Еще в конце XVI в. дипломат по роду деятельности и иезуит по призванию Антонио Поссевино, прибывший ко двору Ивана Грозного, отмечал: «По отношению к своему государю угождение и почтение удивительны до такой степени, что создается впечатление, что некоторые его мнения считаются чуть ли не божественными: они (т. е. русские) убеждают себя, что он все знает, все в его власти. У них часто употребляется выражение: «Бог и великий государь все ведает»... Ради своего царя они не отказываются ни от какой опасности и по его приказу быстро отправляются туда, откуда, они знают, никогда уже более не вернутся. Они заявляют, что все является собственностью их государя, своим домашним имуществом и детьми они владеют по милости великого князя... Верность и покорность этого народа делают более понятной жестокость их царей, которые вдруг приказывают убивать самых знатных людей и самого почтенного возраста или наказывать их палками как рабов».
Поссевино не одинок в этом своем наблюдении. И до, и после него иностранцы, попадавшие в Россию, обращали на это изумленное внимание. Удивляется подобному взаимоотношению народа с властью и герой А. К. Толстого Поток-богатырь, богатырь киевского князя Владимира Красное Солнышко, волею автора попадающий в Московскую Русь, может быть, даже времен посещения ее А. Поссевино и видящий там царский выезд:
И на улице, сколько там было толпы, Воеводы, бояре, монахи, попы, Мужики, старики и старухи — Все пред ним повалились на брюхи.
А. К. Толстой верно подметил, что данные отношения для Киевской Руси (может быть, исключая небольшие крепости на границе государства, где ее руководитель был вправе потребовать безоговорочного подчинения) аномальны, для Московской же— норма. А. Поссевино первым из иностранцев ищет объяснение этому не в загадочных тайниках русской души, которую, по мнению некоторых, хлебом не корми, а только дай полизать сапог господина, а в другом, более прозаическом: «Могло бы показаться, что этот народ скорее рожден для рабства, чем сделался таким, если бы большая часть их не познала порабощения и не знала, что их дети и все, что они имеют, будет убито и уничтожено, если они перебегут куда-нибудь».

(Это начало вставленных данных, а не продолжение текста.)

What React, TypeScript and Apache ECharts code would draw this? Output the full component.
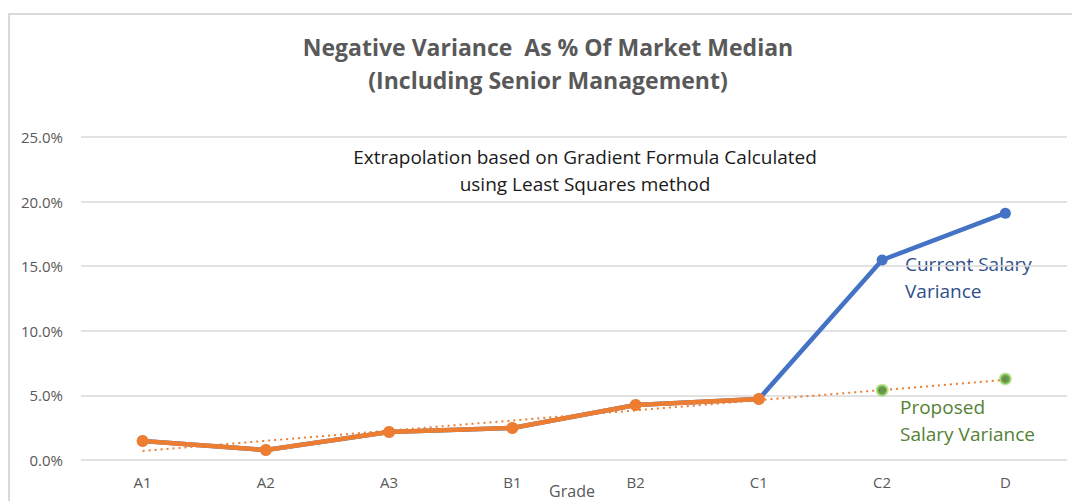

Века внешнего давления, когда внутренний разброд наказывался быстро и жестоко (вспомним хотя бы «Слово о полку Игореве»), выработали у народа понимание необходимости подчинения князю и передачу ему своих прав и вольностей в обмен на гарантию защиты и воинского руководства в случае необходимости. Психология царистских иллюзий сохранилась в обществе вплоть до XX в. и была подорвана лишь Кровавым воскресеньем. Многочисленные российские самозванцы (включая и Емельяна Пугачева) — подтверждение этому. Социальные верхи с удовольствием эксплуатировали эту идею, чем дальше, тем больше не подкрепляемую объективной необходимостью.
В этом можно найти и частичное объяснение успехов реформаторства Петра I. Россияне, под дубинкой царя сбрившие бороды (или купившие жетоны на право ее ношения) и обрядившиеся в кургузое иноземное платье, являвшее некоторый антагонизм с отечественными морозами, в своем понимании соразмерности мироустройства ничуть не изменились.